Extracted material —

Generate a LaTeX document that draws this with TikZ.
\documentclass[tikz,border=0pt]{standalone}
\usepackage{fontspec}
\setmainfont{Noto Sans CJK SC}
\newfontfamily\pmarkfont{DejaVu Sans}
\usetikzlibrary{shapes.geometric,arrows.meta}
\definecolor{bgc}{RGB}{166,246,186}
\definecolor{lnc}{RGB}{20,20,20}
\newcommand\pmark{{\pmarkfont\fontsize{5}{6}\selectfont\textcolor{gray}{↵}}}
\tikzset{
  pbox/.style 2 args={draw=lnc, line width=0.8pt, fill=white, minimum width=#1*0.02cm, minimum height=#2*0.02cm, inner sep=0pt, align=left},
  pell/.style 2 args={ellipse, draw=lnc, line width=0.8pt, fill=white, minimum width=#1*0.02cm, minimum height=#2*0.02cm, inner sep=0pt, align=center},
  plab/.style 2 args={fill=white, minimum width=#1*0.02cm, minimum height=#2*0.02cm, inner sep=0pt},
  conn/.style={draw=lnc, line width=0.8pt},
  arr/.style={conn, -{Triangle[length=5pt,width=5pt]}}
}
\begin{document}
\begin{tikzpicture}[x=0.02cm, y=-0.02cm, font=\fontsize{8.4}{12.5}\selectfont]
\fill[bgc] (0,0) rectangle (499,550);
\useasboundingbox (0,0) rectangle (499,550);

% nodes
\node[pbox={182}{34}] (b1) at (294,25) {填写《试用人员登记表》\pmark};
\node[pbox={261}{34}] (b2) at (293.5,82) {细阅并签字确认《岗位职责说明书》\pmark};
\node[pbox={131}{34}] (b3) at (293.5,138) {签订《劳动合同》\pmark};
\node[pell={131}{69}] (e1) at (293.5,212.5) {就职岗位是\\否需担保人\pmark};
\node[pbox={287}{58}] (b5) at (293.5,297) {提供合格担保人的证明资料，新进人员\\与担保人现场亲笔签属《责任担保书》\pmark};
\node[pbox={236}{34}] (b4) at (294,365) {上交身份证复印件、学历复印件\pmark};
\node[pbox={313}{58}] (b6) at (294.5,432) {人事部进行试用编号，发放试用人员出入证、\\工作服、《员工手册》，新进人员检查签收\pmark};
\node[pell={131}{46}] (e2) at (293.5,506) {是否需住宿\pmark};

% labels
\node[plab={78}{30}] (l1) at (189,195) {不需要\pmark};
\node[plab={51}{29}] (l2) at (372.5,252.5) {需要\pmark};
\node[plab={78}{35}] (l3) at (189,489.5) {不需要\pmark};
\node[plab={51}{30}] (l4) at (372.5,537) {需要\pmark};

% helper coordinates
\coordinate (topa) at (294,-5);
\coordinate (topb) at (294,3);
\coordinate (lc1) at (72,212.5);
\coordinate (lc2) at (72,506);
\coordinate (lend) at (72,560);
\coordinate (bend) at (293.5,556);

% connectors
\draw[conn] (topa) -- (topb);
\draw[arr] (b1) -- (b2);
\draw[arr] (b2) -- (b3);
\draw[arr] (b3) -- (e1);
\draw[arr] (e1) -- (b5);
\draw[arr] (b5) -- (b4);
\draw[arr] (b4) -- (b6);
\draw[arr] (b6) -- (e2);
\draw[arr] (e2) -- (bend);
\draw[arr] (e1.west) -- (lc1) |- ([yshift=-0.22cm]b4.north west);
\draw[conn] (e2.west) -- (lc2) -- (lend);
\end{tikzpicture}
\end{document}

* * *

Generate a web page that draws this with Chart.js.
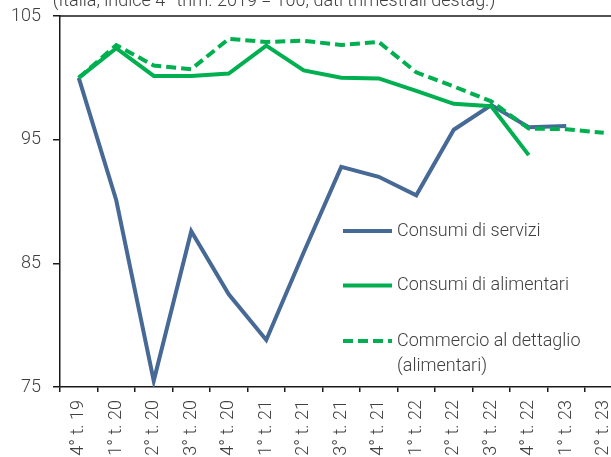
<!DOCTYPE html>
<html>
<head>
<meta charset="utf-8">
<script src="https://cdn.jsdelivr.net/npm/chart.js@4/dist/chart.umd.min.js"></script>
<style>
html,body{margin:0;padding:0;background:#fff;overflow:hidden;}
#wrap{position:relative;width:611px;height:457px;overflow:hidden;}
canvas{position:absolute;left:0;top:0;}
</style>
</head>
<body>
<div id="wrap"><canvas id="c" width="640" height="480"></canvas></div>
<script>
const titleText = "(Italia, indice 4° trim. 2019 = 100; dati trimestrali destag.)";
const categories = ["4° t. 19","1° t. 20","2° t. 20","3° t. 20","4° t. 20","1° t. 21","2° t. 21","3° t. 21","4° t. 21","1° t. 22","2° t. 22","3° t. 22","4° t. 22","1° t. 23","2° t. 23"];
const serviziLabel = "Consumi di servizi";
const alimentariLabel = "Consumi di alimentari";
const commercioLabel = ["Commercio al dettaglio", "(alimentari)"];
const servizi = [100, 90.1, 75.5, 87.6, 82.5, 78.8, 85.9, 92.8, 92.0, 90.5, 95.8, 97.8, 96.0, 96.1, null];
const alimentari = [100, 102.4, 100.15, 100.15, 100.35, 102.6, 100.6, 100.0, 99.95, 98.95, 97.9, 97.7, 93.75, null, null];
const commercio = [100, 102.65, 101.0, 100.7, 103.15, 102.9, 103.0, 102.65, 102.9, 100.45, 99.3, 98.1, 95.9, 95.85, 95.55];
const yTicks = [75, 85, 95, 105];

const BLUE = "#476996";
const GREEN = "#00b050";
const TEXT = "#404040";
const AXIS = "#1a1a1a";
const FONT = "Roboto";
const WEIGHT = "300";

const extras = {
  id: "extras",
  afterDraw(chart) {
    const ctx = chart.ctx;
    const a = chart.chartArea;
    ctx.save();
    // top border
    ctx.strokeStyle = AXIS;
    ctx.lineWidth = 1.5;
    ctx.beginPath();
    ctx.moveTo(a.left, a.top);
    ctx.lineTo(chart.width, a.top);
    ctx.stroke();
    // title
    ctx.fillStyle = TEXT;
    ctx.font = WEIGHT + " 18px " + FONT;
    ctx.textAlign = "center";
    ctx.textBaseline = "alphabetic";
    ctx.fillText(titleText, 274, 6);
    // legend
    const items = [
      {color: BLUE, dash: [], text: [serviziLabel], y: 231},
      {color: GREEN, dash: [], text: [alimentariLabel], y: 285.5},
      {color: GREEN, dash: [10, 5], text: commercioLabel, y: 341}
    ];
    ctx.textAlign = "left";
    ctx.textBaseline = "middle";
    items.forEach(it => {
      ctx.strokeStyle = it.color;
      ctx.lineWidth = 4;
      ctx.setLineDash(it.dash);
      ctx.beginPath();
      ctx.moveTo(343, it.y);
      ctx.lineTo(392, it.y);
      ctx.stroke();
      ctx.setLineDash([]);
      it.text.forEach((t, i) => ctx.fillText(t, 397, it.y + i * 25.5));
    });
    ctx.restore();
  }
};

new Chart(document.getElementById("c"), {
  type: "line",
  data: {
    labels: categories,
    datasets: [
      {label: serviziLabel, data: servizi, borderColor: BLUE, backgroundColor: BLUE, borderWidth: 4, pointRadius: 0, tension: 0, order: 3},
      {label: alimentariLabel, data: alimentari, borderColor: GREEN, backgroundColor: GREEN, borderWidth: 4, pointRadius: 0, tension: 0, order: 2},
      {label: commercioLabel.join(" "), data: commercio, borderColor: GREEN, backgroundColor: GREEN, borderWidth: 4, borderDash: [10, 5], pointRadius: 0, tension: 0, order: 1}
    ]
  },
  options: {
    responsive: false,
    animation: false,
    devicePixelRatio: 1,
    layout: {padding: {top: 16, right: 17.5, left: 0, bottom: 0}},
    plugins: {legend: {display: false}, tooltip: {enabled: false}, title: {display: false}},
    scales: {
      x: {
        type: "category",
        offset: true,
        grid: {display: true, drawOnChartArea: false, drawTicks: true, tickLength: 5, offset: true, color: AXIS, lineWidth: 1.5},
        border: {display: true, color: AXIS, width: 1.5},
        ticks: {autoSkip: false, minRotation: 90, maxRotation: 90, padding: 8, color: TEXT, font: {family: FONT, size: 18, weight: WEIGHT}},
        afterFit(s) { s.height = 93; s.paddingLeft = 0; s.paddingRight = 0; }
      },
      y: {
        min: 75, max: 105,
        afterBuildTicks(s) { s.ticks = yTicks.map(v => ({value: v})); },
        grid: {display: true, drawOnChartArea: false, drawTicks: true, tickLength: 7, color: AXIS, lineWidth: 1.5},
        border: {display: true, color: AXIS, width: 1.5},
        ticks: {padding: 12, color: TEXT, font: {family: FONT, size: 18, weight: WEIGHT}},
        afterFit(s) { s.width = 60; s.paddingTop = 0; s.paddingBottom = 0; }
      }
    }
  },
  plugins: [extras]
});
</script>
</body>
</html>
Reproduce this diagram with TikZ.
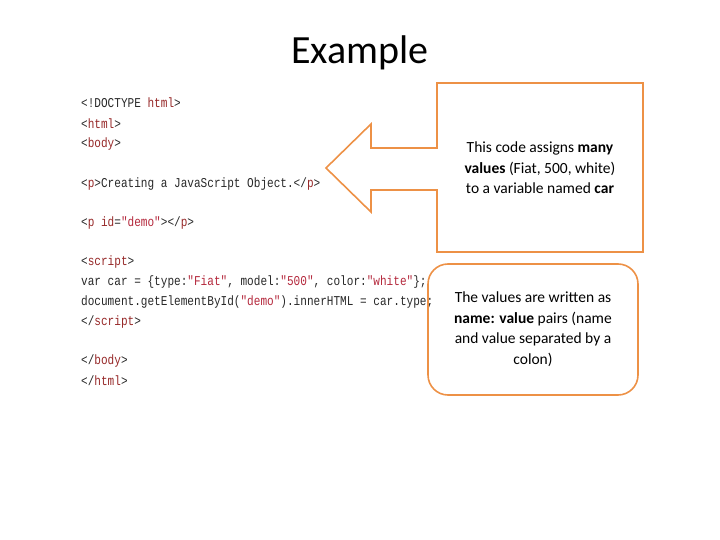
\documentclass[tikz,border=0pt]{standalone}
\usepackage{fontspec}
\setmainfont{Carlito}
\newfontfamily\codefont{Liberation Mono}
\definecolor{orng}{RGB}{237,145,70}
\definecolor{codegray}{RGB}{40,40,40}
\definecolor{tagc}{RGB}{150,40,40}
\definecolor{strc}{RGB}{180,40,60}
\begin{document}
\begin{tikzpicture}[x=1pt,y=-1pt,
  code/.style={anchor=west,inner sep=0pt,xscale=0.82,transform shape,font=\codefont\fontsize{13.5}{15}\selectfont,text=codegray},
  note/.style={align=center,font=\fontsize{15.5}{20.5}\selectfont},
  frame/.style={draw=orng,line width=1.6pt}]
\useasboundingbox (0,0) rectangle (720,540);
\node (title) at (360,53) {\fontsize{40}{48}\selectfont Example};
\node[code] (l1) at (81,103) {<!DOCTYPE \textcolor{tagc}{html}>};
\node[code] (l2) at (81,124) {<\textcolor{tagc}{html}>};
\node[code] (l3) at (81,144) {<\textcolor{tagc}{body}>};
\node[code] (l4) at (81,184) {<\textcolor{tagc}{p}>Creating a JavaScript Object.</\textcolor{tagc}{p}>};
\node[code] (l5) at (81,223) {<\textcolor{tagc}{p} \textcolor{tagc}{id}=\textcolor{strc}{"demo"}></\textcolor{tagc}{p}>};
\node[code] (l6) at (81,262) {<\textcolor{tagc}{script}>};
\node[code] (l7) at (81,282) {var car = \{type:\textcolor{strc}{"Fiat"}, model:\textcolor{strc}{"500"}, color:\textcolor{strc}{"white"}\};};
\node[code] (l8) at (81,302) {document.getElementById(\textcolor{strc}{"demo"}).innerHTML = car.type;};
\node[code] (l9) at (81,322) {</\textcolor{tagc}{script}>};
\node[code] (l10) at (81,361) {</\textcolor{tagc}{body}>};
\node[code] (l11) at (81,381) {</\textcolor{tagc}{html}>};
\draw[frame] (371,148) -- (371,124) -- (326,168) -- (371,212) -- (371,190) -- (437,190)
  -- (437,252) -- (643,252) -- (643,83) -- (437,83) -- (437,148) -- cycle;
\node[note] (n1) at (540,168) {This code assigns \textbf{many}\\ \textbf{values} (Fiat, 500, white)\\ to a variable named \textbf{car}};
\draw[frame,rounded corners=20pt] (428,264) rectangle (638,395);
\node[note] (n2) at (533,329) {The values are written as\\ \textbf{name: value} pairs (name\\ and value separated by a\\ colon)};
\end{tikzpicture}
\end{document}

Exercise details — Extract and reproduce exactly the lines opening with the line containing "Generate a LaTeX" and closing with the line containing "(l4) at (372.5,537)", inclusive.

The response —
Generate a LaTeX document that draws this with TikZ.
\documentclass[tikz,border=0pt]{standalone}
\usepackage{fontspec}
\setmainfont{Noto Sans CJK SC}
\newfontfamily\pmarkfont{DejaVu Sans}
\usetikzlibrary{shapes.geometric,arrows.meta}
\definecolor{bgc}{RGB}{166,246,186}
\definecolor{lnc}{RGB}{20,20,20}
\newcommand\pmark{{\pmarkfont\fontsize{5}{6}\selectfont\textcolor{gray}{↵}}}
\tikzset{
  pbox/.style 2 args={draw=lnc, line width=0.8pt, fill=white, minimum width=#1*0.02cm, minimum height=#2*0.02cm, inner sep=0pt, align=left},
  pell/.style 2 args={ellipse, draw=lnc, line width=0.8pt, fill=white, minimum width=#1*0.02cm, minimum height=#2*0.02cm, inner sep=0pt, align=center},
  plab/.style 2 args={fill=white, minimum width=#1*0.02cm, minimum height=#2*0.02cm, inner sep=0pt},
  conn/.style={draw=lnc, line width=0.8pt},
  arr/.style={conn, -{Triangle[length=5pt,width=5pt]}}
}
\begin{document}
\begin{tikzpicture}[x=0.02cm, y=-0.02cm, font=\fontsize{8.4}{12.5}\selectfont]
\fill[bgc] (0,0) rectangle (499,550);
\useasboundingbox (0,0) rectangle (499,550);

% nodes
\node[pbox={182}{34}] (b1) at (294,25) {填写《试用人员登记表》\pmark};
\node[pbox={261}{34}] (b2) at (293.5,82) {细阅并签字确认《岗位职责说明书》\pmark};
\node[pbox={131}{34}] (b3) at (293.5,138) {签订《劳动合同》\pmark};
\node[pell={131}{69}] (e1) at (293.5,212.5) {就职岗位是\\否需担保人\pmark};
\node[pbox={287}{58}] (b5) at (293.5,297) {提供合格担保人的证明资料，新进人员\\与担保人现场亲笔签属《责任担保书》\pmark};
\node[pbox={236}{34}] (b4) at (294,365) {上交身份证复印件、学历复印件\pmark};
\node[pbox={313}{58}] (b6) at (294.5,432) {人事部进行试用编号，发放试用人员出入证、\\工作服、《员工手册》，新进人员检查签收\pmark};
\node[pell={131}{46}] (e2) at (293.5,506) {是否需住宿\pmark};

% labels
\node[plab={78}{30}] (l1) at (189,195) {不需要\pmark};
\node[plab={51}{29}] (l2) at (372.5,252.5) {需要\pmark};
\node[plab={78}{35}] (l3) at (189,489.5) {不需要\pmark};
\node[plab={51}{30}] (l4) at (372.5,537) {需要\pmark};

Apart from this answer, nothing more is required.